Çizgi filmlerin hepsine “tüü kaka” diyemeyiz, benim bile rastlayınca izlemekten alıkoyamadığım bir iki tane de olsa çizgi film var. Ama çoğu yabancı kaynaklı çizgi filmler, ütopik, gayesiz ve alt bilince yönelik kaygı uyandırabilecek mesajlarla dolu. Bu renkli, canlı, hareketli çizgi filmlerle bir şekilde karşılaşan çocuklar, bunların müptelası haline geliyor. Bunlar olmaksızın yemek yemiyor, tuvalete gitmiyor, suskunlaşıp sakinleşemiyor.

Çizgi filmlerle çocukluğunu geçiren bir süreçten sonra ilkokul döneminde daha üst level hareketin, içeriğin olduğu çizgi filmlerle devam ediyor. Ve bu çocuklar arasında muhabbet konusu oluyor.

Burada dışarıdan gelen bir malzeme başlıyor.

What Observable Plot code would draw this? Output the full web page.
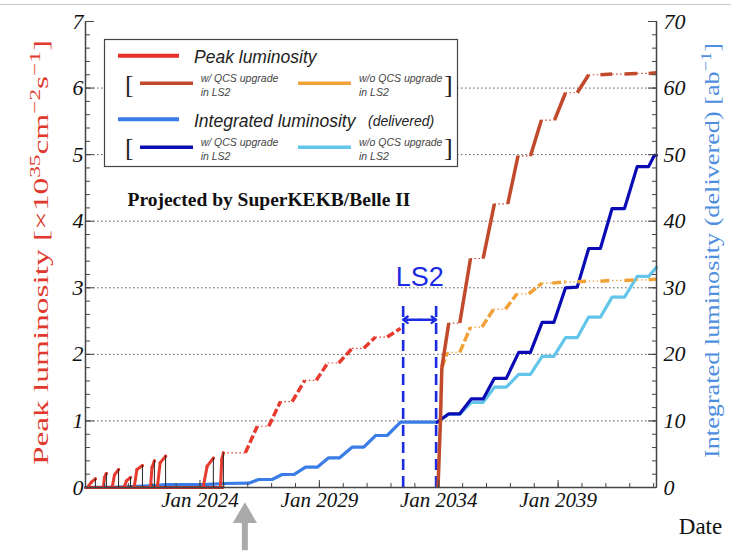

Çeşitli mini dizilere, yarışmalara ve birçok yetişkin dünyasına ait eğlence programlarına kapı açan bir dönem, tanışma dönemi, burada da sağlıklı bir kontrol kullanabilmek büyük ölçüde gerekiyor.

Gelelim yetişkinlik ile çocukluk arasında kalan Araf döneme, yani ergenliğe. Bu dönemde onu TV’de hangi tuzaklar bekliyor? Tabi ki gençlik dizileri… Aşkı, sevmeyi, satmayı, oyun kurmayı, isyanı, kültürsüzlüğün hiçbir gam olmayacağını öğrendiği bu dizilerin senaryolarına mahkum kalınan, özenti hayatlarla kendi hayatını kıyasladığı, rol aldığı, uyguladığı bir düzenek. Bu düzenek içerisinde belki de kendi idealleri benliği ile gösterilen idealler ve ideal benlikler arasında makasın bayağı açık olması sonucu tahribatlar.

Biliyorum TV hakkında hiç iyi bir şey söylemedim. Çünkü haber programlarından tutun birçok dizi şu bu içerikli programlar konusunda tepkiliyim. İzlenebilecek sağlıkta programlar biz yetişkinler için bile çok az. Ve bu programlara harcanılan her türlü maddi manevi efor bizim toplum kalitemizden götürmekte. Daha sağlıklı bilinçli programların olabileceğine dair inancım çok az da olsa var. Umarım bununla ilgili gayret ve tedbirleri görme şansımız olur.